Mistral's Leanstral 1.5: an open formal-proof model that finds real-world bugs

Mistral has released Leanstral 1.5, an Apache-2.0 model for automated theorem proving in Lean 4. It uses a mixture-of-experts design with 119B total parameters but only 6B active, and was trained in three stages—mid-training, supervised fine-tuning, and reinforcement learning with CISPO—across two environments: a multiturn prover that iterates against Lean compiler feedback, and a filesystem-based code agent that edits files, runs commands, and queries the Lean language server like a working developer. On benchmarks it saturates miniF2F at 100%, solves 587 of 672 PutnamBench problems, and sets new state-of-the-art marks on the graduate- and PhD-level FATE-H (87%) and FATE-X (34%) algebra tests. Its main selling point is cost and scaling: it matches or beats far pricier systems like Seed-Prover 1.5 at roughly $4 per problem, and its accuracy climbs monotonically as the token budget grows from 25k to 4M tokens per attempt.

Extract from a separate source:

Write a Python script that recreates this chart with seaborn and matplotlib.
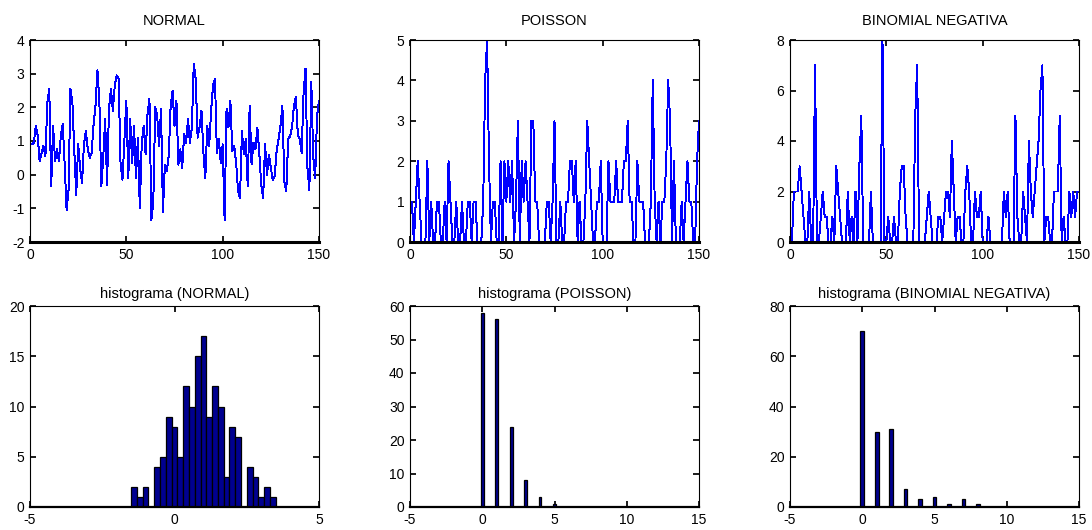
import numpy as np
import matplotlib
matplotlib.use('Agg')
import matplotlib.pyplot as plt
import seaborn as sns

# series (150 samples each)
normal = [0.9, 0.95, 1.45, 1.15, 0.4, 0.65, 0.85, 0.55, 2.15, 2.55, -0.35, 1.45, 0.4, 0.75, 0.4, 1.15, 1.5,
          0.3, -1.05, -0.45, 2.55, 2.15, 0.7, -0.6, 0.9, 0.2, -0.25, 0.9, 1.3, 0.75, 0.5, 0.65, 1.5, 2.05,
          3.1, 2.2, -0.35, 0.5, 1.65, -0.3, 1.95, 2.55, 1.9, 2.65, 2.95, 2.85, 0.3, -0.15, 1.05, 2.2, -0.1,
          1.65, 0.35, 1.45, -0.1, 1.1, -1.0, 0.95, 1.45, 0.6, 1.8, 2.25, -1.35, -0.8, 2.0, 1.75, 0.85, 1.95,
          -1.1, 0.3, 0.1, 0.55, 2.05, 2.5, 1.45, 2.2, 0.3, 0.75, 0.2, 1.2, 0.95, 1.65, 0.95, 1.4, 3.3, 2.85,
          1.1, 1.4, 1.9, 0.65, -0.1, 1.45, 0.85, 1.9, 2.65, 2.85, 0.65, 1.05, 0.35, 0.9, -1.35,
          1.95, 1.4, 2.2, 0.7, 0.85, 0.35, -0.5, -0.7, 1.3, 0.6, 1.05, -0.35, 2.05, 0.3, 0.95, 0.75, 1.4,
          0.65, -0.3, -0.7, 0.9, 0.0, 0.6, 0.2, -0.15, -0.05, 0.7, 1.05, 1.45, 2.05, -0.2, -0.5, 1.05, 1.15,
          1.4, 2.05, 2.3, 1.2, 1.05, 0.65, 2.45, 3.15, 0.2, -0.45, 2.75, 0.55, -0.1, 1.75, 2.2]

poisson = [1, 0, 1, 2, 1, 0, 0, 0, 2, 0, 1, 0, 0, 1, 1, 0, 0, 1, 0, 2,
           1, 0, 0, 1, 0, 0, 1, 0, 0, 1, 1, 0, 1, 1, 0, 0, 0, 1, 4, 5,
           2, 0, 1, 1, 0, 0, 2, 0, 2, 1, 2, 1, 2, 0, 1, 3, 0, 2, 1, 2,
           1, 0, 3, 3, 1, 1, 0, 0, 0, 0, 1, 1, 0, 1, 3, 0, 0, 1, 0, 0,
           1, 1, 2, 2, 1, 2, 0, 1, 0, 0, 1, 3, 2, 1, 0, 0, 1, 1, 2, 0,
           0, 0, 2, 1, 1, 1, 2, 1, 1, 1, 2, 2, 3, 1, 1, 0, 0, 2, 1, 1,
           1, 0, 0, 0, 1, 4, 1, 0, 1, 0, 1, 1, 2, 4, 3, 0, 2, 0, 0, 0,
           1, 0, 1, 2, 1, 1, 0, 0, 2, 3]

binneg = [0, 2, 2, 2, 3, 2, 1, 0, 0, 2, 0, 0, 7, 0, 0, 1, 2, 1, 1, 0,
          0, 1, 0, 3, 2, 1, 0, 0, 0, 2, 0, 1, 0, 2, 0, 3, 5, 0, 0, 0,
          0, 2, 0, 0, 0, 0, 0, 8, 0, 0, 1, 0, 0, 1, 0, 0, 2, 3, 3, 1,
          0, 0, 0, 0, 5, 7, 0, 0, 0, 0, 1, 2, 1, 0, 0, 0, 1, 1, 0, 1,
          2, 2, 1, 4, 2, 0, 1, 1, 0, 0, 2, 3, 2, 0, 0, 2, 1, 1, 2, 0,
          0, 0, 1, 0, 0, 0, 0, 0, 0, 0, 2, 1, 2, 0, 0, 0, 5, 1, 0, 0,
          2, 1, 0, 4, 2, 1, 2, 3, 4, 6, 7, 0, 1, 1, 0, 0, 2, 2, 2, 5,
          0, 1, 0, 0, 2, 1, 2, 1, 2, 2]

# histogram counts
normal_bins = [-1.4, -1.2, -1.0, -0.8, -0.6, -0.4, -0.2, 0.0, 0.2, 0.4, 0.6, 0.8, 1.0,
               1.2, 1.4, 1.6, 1.8, 2.0, 2.2, 2.4, 2.6, 2.8, 3.0, 3.2, 3.4]
normal_counts = [2, 1, 2, 0, 4, 5, 9, 8, 5, 12, 10, 15, 17, 9, 12, 10, 3, 8, 7, 0, 4, 3, 1, 2, 1]
poisson_vals = [0, 1, 2, 3, 4, 5]
poisson_counts = [58, 56, 24, 8, 3, 1]
binneg_vals = [0, 1, 2, 3, 4, 5, 6, 7, 8]
binneg_counts = [70, 30, 31, 7, 3, 4, 1, 3, 1]

sns.set_theme(style='ticks')
plt.rcParams['font.family'] = ['Liberation Sans', 'DejaVu Sans']
plt.rcParams.update({'xtick.direction': 'in', 'ytick.direction': 'in',
                     'xtick.top': True, 'ytick.right': True,
                     'axes.edgecolor': 'black', 'axes.linewidth': 0.8,
                     'xtick.color': 'black', 'ytick.color': 'black',
                     'text.color': 'black', 'axes.titlecolor': 'black',
                     'axes.unicode_minus': False,
                     'xtick.major.size': 4, 'ytick.major.size': 4,
                     'xtick.major.pad': 4.5, 'ytick.major.pad': 4,
                     'xtick.labelsize': 10, 'ytick.labelsize': 10})

fig = plt.figure(figsize=(10.92, 5.30), dpi=100)
W, H = 1092, 530
lefts = [30, 410, 790]


def make_ax(x0, top, bottom):
    return fig.add_axes([x0 / W, (H - bottom) / H, 289 / W, (bottom - top) / H])


idx = np.arange(1, 151)
navy = '#000090'

# top row: series
top_specs = [(normal, 'NORMAL', (-2, 4), range(-2, 5)),
             (poisson, 'POISSON', (0, 5), range(0, 6)),
             (binneg, 'BINOMIAL NEGATIVA', (0, 8), range(0, 9, 2))]
for x0, (vals, title, ylim, yt) in zip(lefts, top_specs):
    ax = make_ax(x0, 40, 242)
    sns.lineplot(x=idx, y=vals, color='blue', linewidth=0.7, antialiased=False, ax=ax)
    ax.set_xlim(0, 150)
    ax.set_ylim(*ylim)
    ax.set_xticks([0, 50, 100, 150])
    ax.set_yticks(list(yt))
    ax.set_title(title, fontsize=10.5, pad=11)
    ax.spines['bottom'].set_linewidth(2.2)
    ax.set_xlabel('')
    ax.set_ylabel('')

# bottom row: histograms
ax = make_ax(lefts[0], 306, 507)
sns.histplot(x=normal_bins, weights=normal_counts, binwidth=0.2, binrange=(-1.5, 3.5),
             color=navy, edgecolor='black', linewidth=0.9, alpha=1, ax=ax)
ax.set_xlim(-5, 5)
ax.set_ylim(0, 20)
ax.set_xticks([-5, 0, 5])
ax.set_yticks([0, 5, 10, 15, 20])
ax.set_title('histograma (NORMAL)', fontsize=10.5, pad=6)

ax = make_ax(lefts[1], 306, 507)
sns.histplot(x=poisson_vals, weights=poisson_counts, discrete=True, shrink=0.2,
             color=navy, edgecolor='black', linewidth=0.9, alpha=1, ax=ax)
ax.set_xlim(-5, 15)
ax.set_ylim(0, 60)
ax.set_xticks([-5, 0, 5, 10, 15])
ax.set_yticks(range(0, 61, 10))
ax.set_title('histograma (POISSON)', fontsize=10.5, pad=6)

ax2 = make_ax(lefts[2], 306, 507)
sns.histplot(x=binneg_vals, weights=binneg_counts, discrete=True, shrink=0.25,
             color=navy, edgecolor='black', linewidth=0.9, alpha=1, ax=ax2)
ax2.set_xlim(-5, 15)
ax2.set_ylim(0, 80)
ax2.set_xticks([-5, 0, 5, 10, 15])
ax2.set_yticks(range(0, 81, 20))
ax2.set_title('histograma (BINOMIAL NEGATIVA)', fontsize=10.5, pad=6)

for a in fig.axes[3:]:
    a.set_xlabel('')
    a.set_ylabel('')
    a.spines['bottom'].set_linewidth(1.6)

fig.savefig('out.png', dpi=100)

The more consequential result for engineers is that a math-focused prover transfers to code verification. Leanstral proved O(log n) time-complexity bounds for a real AVL-tree implementation over a 2.7-million-token run spanning 22 context compactions. In an automated bug-hunting pipeline—Aeneas translates Rust to Lean, Leanstral infers intended properties and tries to prove or disprove them—it flagged 47 violated properties across 57 repositories, 11 of which were genuine bugs and 5 previously unreported. One was an integer-overflow flaw in the zigzag-decoding sign function of the datrs/varinteger library, an edge case at U64::MAX that crashes in debug and silently corrupts in release, the kind of thing fuzzing typically misses.

The significance is less about leaderboard numbers than accessibility. Formal verification has historically been expensive and specialist-only; shipping a competitive prover under a permissive license with free weights on Hugging Face and a free API lowers the barrier to applying machine-checked correctness proofs to production code. The bug-discovery results suggest formal methods are becoming a practical complement to testing and fuzzing rather than a purely academic exercise.